Tuesday, January 24, 2017

Fu-Manchu Chapter Twenty Four

(I'm reading The Insidious Dr Fu-Manchu and this is Chapter Twenty Four.)

Petrie: "I have been asked many times since the days with which these records deal: Who WAS Dr. Fu-Manchu? Let me confess here that my final answer must be postponed." Foreshadowing!

He considers a few things including the overthrow of the Qing (Manchu) Dynasty by 'Young China', who Fu-Manchu had disparaged to his face and 'assuming that the name were not an assumed one, he clearly can have been no anti-Manchu, no Republican.' Well maybe, but just because you're called Scott doesn't make you pro-Scottish Independence. After a brief discussion of Young China* he suggests that in times of turmoil there will often by a third party, and that Fu-Manchu is a leader of such a group**.
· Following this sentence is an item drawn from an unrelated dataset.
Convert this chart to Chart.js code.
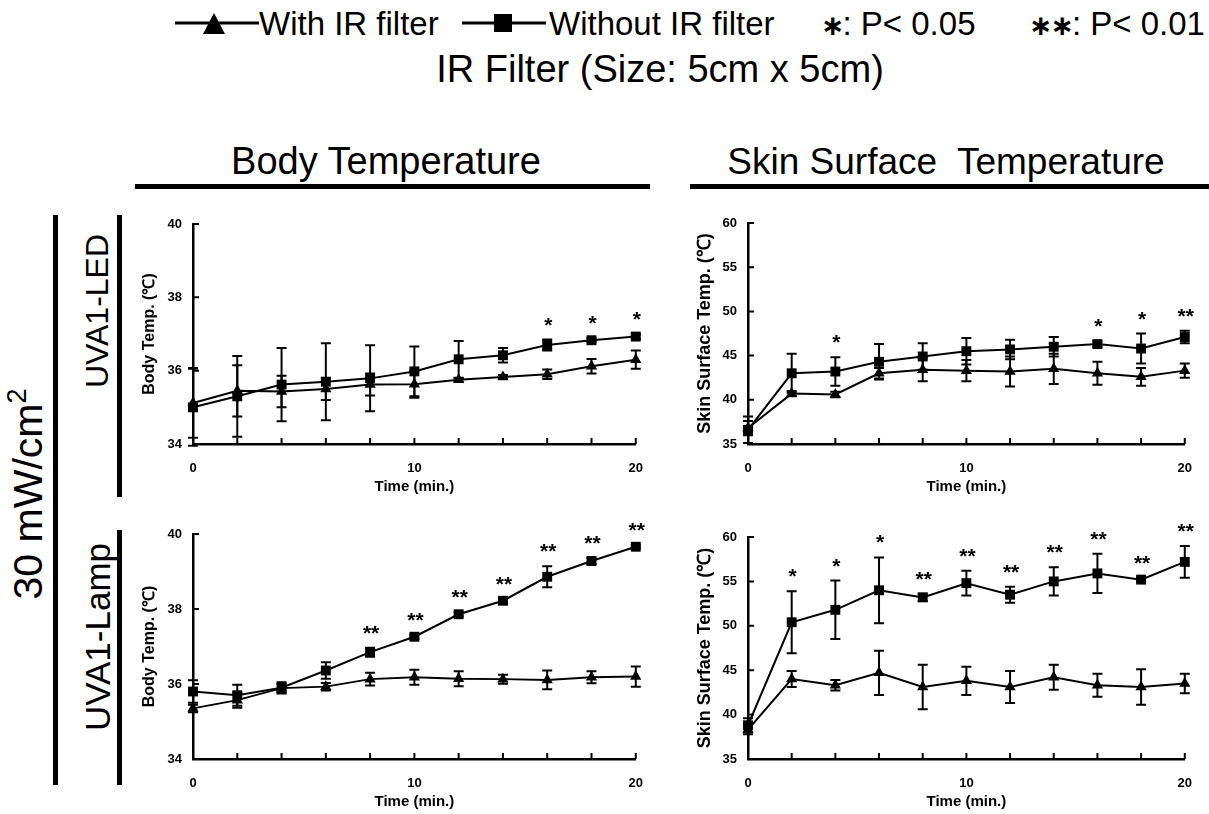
<!DOCTYPE html>
<html>
<head>
<meta charset="utf-8">
<script src="https://cdn.jsdelivr.net/npm/chart.js@4.4.1/dist/chart.umd.min.js"></script>
<style>
  html, body { margin: 0; padding: 0; background: #fff; }
  #page { position: relative; width: 1209px; height: 814px; overflow: hidden;
          font-family: "Liberation Sans", Arial, sans-serif; color: #000; }
  .txt { position: absolute; white-space: nowrap; line-height: 1; }
  .ctr { transform: translate(-50%, -50%); }
  .rot { transform: translate(-50%, -50%) rotate(-90deg); }
  .bar { position: absolute; background: #000; }
  .star { font-family: "DejaVu Sans", sans-serif; font-weight: bold; font-size: 28px; letter-spacing: -2px; }
  canvas { position: absolute; }
</style>
</head>
<body>
<div id="page">
  <!-- legend -->
  <svg class="txt" style="left:175px; top:10px" width="84" height="26">
    <line x1="0" y1="13" x2="84" y2="13" stroke="#000" stroke-width="3"/>
    <polygon points="28,24 50,24 39,3" fill="#000"/>
  </svg>
  <div class="txt" style="left:259px; top:7px; font-size:33px">With IR filter</div>
  <svg class="txt" style="left:462px; top:10px" width="84" height="26">
    <line x1="0" y1="13" x2="84" y2="13" stroke="#000" stroke-width="3"/>
    <rect x="32" y="4" width="18" height="18" fill="#000"/>
  </svg>
  <div class="txt" style="left:549px; top:7px; font-size:33px">Without IR filter</div>
  <div class="txt" style="left:821px; top:7px; font-size:33px"><span class="star">∗</span>: P&lt; 0.05</div>
  <div class="txt" style="left:1029px; top:7px; font-size:33px"><span class="star">∗∗</span>: P&lt; 0.01</div>

  <div class="txt ctr" style="left:660px; top:69px; font-size:38px">IR Filter (Size: 5cm x 5cm)</div>
  <div class="txt ctr" style="left:386px; top:161px; font-size:38px">Body Temperature</div>
  <div class="txt ctr" style="left:946px; top:161px; font-size:37px">Skin Surface&nbsp; Temperature</div>
  <div class="bar" style="left:135px; top:184px; width:515px; height:5px"></div>
  <div class="bar" style="left:690px; top:184px; width:519px; height:5px"></div>

  <div class="txt rot" style="left:26px; top:494px; font-size:41px">30 mW/cm<sup style="font-size:27px; vertical-align:16px">2</sup></div>
  <div class="bar" style="left:53px; top:215px; width:5px; height:570px"></div>
  <div class="txt rot" style="left:97px; top:311px; font-size:32px">UVA1-LED</div>
  <div class="txt rot" style="left:97px; top:637px; font-size:35px">UVA1-Lamp</div>
  <div class="bar" style="left:117px; top:215px; width:5px; height:282px"></div>
  <div class="bar" style="left:117px; top:530px; width:5px; height:255px"></div>

  <canvas id="ledBody"></canvas>
  <canvas id="ledSkin"></canvas>
  <canvas id="lampBody"></canvas>
  <canvas id="lampSkin"></canvas>
</div>

<script>
const minutes = [0, 2, 4, 6, 8, 10, 12, 14, 16, 18, 20];

// UVA1-LED, body temperature (mean and SD)
const ledBodyWith      = [35.12, 35.45, 35.43, 35.5, 35.62, 35.63, 35.75, 35.83, 35.9, 36.12, 36.3];
const ledBodyWithSd    = [0.95, 0.7, 0.43, 0.3, 0.3, 0.37, 0.05, 0.05, 0.13, 0.2, 0.25];
const ledBodyWithout   = [35.0, 35.3, 35.62, 35.7, 35.79, 35.98, 36.31, 36.42, 36.7, 36.83, 36.93];
const ledBodyWithoutSd = [1.05, 1.1, 1.0, 1.05, 0.9, 0.68, 0.5, 0.2, 0.15, 0.05, 0.06];
const ledBodyStars     = ['', '', '', '', '', '', '', '', '*', '*', '*'];

// UVA1-LED, skin surface temperature
const ledSkinWith      = [36.8, 40.7, 40.6, 43.0, 43.4, 43.3, 43.2, 43.5, 43.0, 42.6, 43.3];
const ledSkinWithSd    = [0.8, 0.3, 0.3, 0.6, 1.3, 1.2, 1.7, 1.7, 1.3, 1.0, 0.8];
const ledSkinWithout   = [36.6, 43.0, 43.2, 44.3, 44.9, 45.5, 45.7, 46.0, 46.3, 45.8, 47.1];
const ledSkinWithoutSd = [1.5, 2.2, 1.6, 2.0, 1.5, 1.5, 1.1, 1.1, 0.3, 1.7, 0.7];
const ledSkinStars     = ['', '', '*', '', '', '', '', '', '*', '*', '**'];

// UVA1-Lamp, body temperature
const lampBodyWith      = [35.35, 35.57, 35.89, 35.93, 36.13, 36.18, 36.14, 36.13, 36.11, 36.18, 36.2];
const lampBodyWithSd    = [0.1, 0.2, 0.12, 0.1, 0.17, 0.2, 0.2, 0.12, 0.25, 0.16, 0.27];
const lampBodyWithout   = [35.8, 35.7, 35.9, 36.36, 36.85, 37.26, 37.86, 38.22, 38.86, 39.28, 39.66];
const lampBodyWithoutSd = [0.3, 0.28, 0.15, 0.22, 0.12, 0.05, 0.05, 0.06, 0.28, 0.08, 0.04];
const lampBodyStars     = ['', '', '', '', '**', '**', '**', '**', '**', '**', '**'];

// UVA1-Lamp, skin surface temperature
const lampSkinWith      = [38.3, 44.0, 43.3, 44.7, 43.1, 43.8, 43.1, 44.2, 43.3, 43.1, 43.5];
const lampSkinWithSd    = [0.5, 0.9, 0.6, 2.5, 2.5, 1.6, 1.8, 1.4, 1.3, 2.0, 1.1];
const lampSkinWithout   = [38.8, 50.4, 51.8, 54.0, 53.2, 54.8, 53.5, 55.0, 55.9, 55.2, 57.2];
const lampSkinWithoutSd = [0.8, 3.5, 3.3, 3.7, 0.4, 1.4, 0.9, 1.6, 2.2, 0.2, 1.8];
const lampSkinStars     = ['', '*', '*', '*', '**', '**', '**', '**', '**', '**', '**'];

const bodyTicks = [34, 36, 38, 40];
const skinTicks = [35, 40, 45, 50, 55, 60];
const timeLabels = [0, 10, 20];

const FONT = "'Liberation Sans', Arial, sans-serif";

// short tick marks pointing into the plot, error bars and significance marks
const decorations = {
  id: 'decorations',
  beforeDatasetsDraw(chart) {
    const { ctx, chartArea: a, scales: { x, y } } = chart;
    ctx.save();
    ctx.strokeStyle = '#000';
    ctx.lineWidth = 2;
    ctx.beginPath();
    minutes.forEach(m => {
      const px = x.getPixelForValue(m);
      ctx.moveTo(px, a.bottom);
      ctx.lineTo(px, a.bottom - 6);
    });
    y.ticks.forEach(t => {
      const py = y.getPixelForValue(t.value);
      ctx.moveTo(a.left, py);
      ctx.lineTo(a.left + 6, py);
    });
    ctx.stroke();
    ctx.restore();
  },
  afterDatasetsDraw(chart, args, opts) {
    const { ctx, scales: { x, y } } = chart;
    ctx.save();
    ctx.strokeStyle = '#000';
    ctx.lineWidth = 2;
    const tops = minutes.map(() => -Infinity);
    chart.data.datasets.forEach(ds => {
      ds.data.forEach((p, j) => {
        const px = x.getPixelForValue(p.x);
        const hi = y.getPixelForValue(p.y + ds.sd[j]);
        const lo = y.getPixelForValue(p.y - ds.sd[j]);
        ctx.beginPath();
        ctx.moveTo(px, hi); ctx.lineTo(px, lo);
        ctx.moveTo(px - 5, hi); ctx.lineTo(px + 5, hi);
        ctx.moveTo(px - 5, lo); ctx.lineTo(px + 5, lo);
        ctx.stroke();
        tops[j] = Math.max(tops[j], p.y + ds.sd[j]);
      });
    });
    ctx.fillStyle = '#000';
    ctx.font = 'bold 21px ' + FONT;
    ctx.textAlign = 'center';
    ctx.textBaseline = 'alphabetic';
    opts.marks.forEach((s, j) => {
      if (!s) return;
      ctx.fillText(s, x.getPixelForValue(minutes[j]) + 1, y.getPixelForValue(tops[j]) - 8);
    });
    ctx.restore();
  }
};

function makePanel(id, box, plot, yRange, yTicks, yTitle, yTitleSize, withVals, withSd, withoutVals, withoutSd, marks) {
  const canvas = document.getElementById(id);
  canvas.width = box.w;
  canvas.height = box.h;
  canvas.style.left = box.x + 'px';
  canvas.style.top = box.y + 'px';

  const yAxisWidth = plot.left - box.x;
  const xAxisHeight = box.y + box.h - plot.bottom;
  const titleLine = 15 * 1.2;
  const yTitleLine = yTitleSize * 1.2;

  const series = (vals) => minutes.map((m, i) => ({ x: m, y: vals[i] }));
  const line = (label, vals, sd, style, radius) => ({
    label, data: series(vals), sd,
    borderColor: '#000', backgroundColor: '#000', borderWidth: 2,
    pointStyle: style, pointRadius: radius, pointHoverRadius: radius,
    pointBorderWidth: 0, tension: 0, clip: false
  });

  return new Chart(canvas, {
    type: 'line',
    data: {
      datasets: [
        line('With IR filter', withVals, withSd, 'triangle', 6.5),
        line('Without IR filter', withoutVals, withoutSd, 'rect', 7)
      ]
    },
    options: {
      responsive: false,
      animation: false,
      events: [],
      layout: {
        padding: { left: 0, bottom: 0, top: plot.top - box.y, right: box.x + box.w - plot.right }
      },
      plugins: {
        legend: { display: false },
        tooltip: { enabled: false },
        decorations: { marks }
      },
      scales: {
        x: {
          type: 'linear', min: 0, max: 20, offset: false,
          afterFit: s => { s.height = xAxisHeight; },
          afterBuildTicks: s => { s.ticks = timeLabels.map(v => ({ value: v })); },
          grid: { display: false, drawTicks: false },
          border: { display: true, color: '#000', width: 2.5 },
          ticks: { color: '#000', padding: 17, maxRotation: 0, font: { family: FONT, size: 13, weight: 'bold' } },
          title: {
            display: true, text: 'Time (min.)', color: '#000',
            font: { family: FONT, size: 15, weight: 'bold' },
            padding: { top: 0, bottom: (box.y + box.h) - (plot.bottom + 43) - titleLine / 2 }
          }
        },
        y: {
          type: 'linear', min: yRange[0], max: yRange[1],
          afterFit: s => { s.width = yAxisWidth; },
          afterBuildTicks: s => { s.ticks = yTicks.map(v => ({ value: v })); },
          grid: { display: false, drawTicks: false },
          border: { display: true, color: '#000', width: 2.5 },
          ticks: { color: '#000', padding: 11, font: { family: FONT, size: 13, weight: 'bold' } },
          title: {
            display: true, text: yTitle, color: '#000',
            font: { family: FONT, size: yTitleSize, weight: 'bold' },
            padding: { top: 20 - yTitleLine / 2, bottom: 0 }
          }
        }
      }
    },
    plugins: [decorations]
  });
}

makePanel('ledBody', { x: 130, y: 200, w: 530, h: 300 }, { left: 193, top: 224, right: 637, bottom: 444 },
  [34, 40], bodyTicks, 'Body Temp. (℃)', 16,
  ledBodyWith, ledBodyWithSd, ledBodyWithout, ledBodyWithoutSd, ledBodyStars);

makePanel('ledSkin', { x: 685, y: 200, w: 524, h: 300 }, { left: 748, top: 223, right: 1191, bottom: 444 },
  [35, 60], skinTicks, 'Skin Surface Temp. (℃)', 18,
  ledSkinWith, ledSkinWithSd, ledSkinWithout, ledSkinWithoutSd, ledSkinStars);

makePanel('lampBody', { x: 130, y: 505, w: 530, h: 309 }, { left: 193, top: 534, right: 637, bottom: 759 },
  [34, 40], bodyTicks, 'Body Temp. (℃)', 16,
  lampBodyWith, lampBodyWithSd, lampBodyWithout, lampBodyWithoutSd, lampBodyStars);

makePanel('lampSkin', { x: 685, y: 505, w: 524, h: 309 }, { left: 748, top: 537, right: 1191, bottom: 759 },
  [35, 60], skinTicks, 'Skin Surface Temp. (℃)', 18,
  lampSkinWith, lampSkinWithSd, lampSkinWithout, lampSkinWithoutSd, lampSkinStars);
</script>
</body>
</html>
He goes on to discuss Fu-Manchu's bases of operations and eventually stops expositing and tells us about their raid on the East End riverside building. Karamaneh insists that Petrie and Smith enter first and get her brother Aziz to safety. They enter, along with Inspector Weymouth of Scotland Yard.

"From the time when Nayland Smith had come from Burma in pursuit of this advance-guard of a cogent Yellow Peril, the face of Dr. Fu-Manchu rarely had been absent from my dreams day or night. The millions might sleep in peace—the millions in whose cause we labored!—but we who knew the reality of the danger knew that a veritable octopus had fastened upon England—a yellow octopus whose head was that of Dr. Fu-Manchu, whose tentacles were dacoity, thuggee, modes of death, secret and swift, which in the darkness plucked men from life and left no clew behind." Petrie really building up the atmosphere there.

They revive Aziz, but Fu-Manchu's laboratory has been stripped of it's contents. Next door they discover him, yet  "the cunning mind was torpid—lost in a brutish world of dreams." He's been smoking opium. Karamaneh begs them not to enter. Weymouth pulls out his handcuffs and goes in.

"As though cast up by a volcano, the silken cushions, the inlaid table with its blue-shaded lamp, the garish walls, the sprawling figure with the ghastly light playing upon its features—quivered, and shot upward!" It's actually a trapdoor and Petrie passes out leaving us with a cliffhanger.

* "The Chinese Republican is of the mandarin class, but of a new generation which veneers its Confucianism with Western polish."

** Petrie enormously under-describes the complexity of the Xinhai Revolution.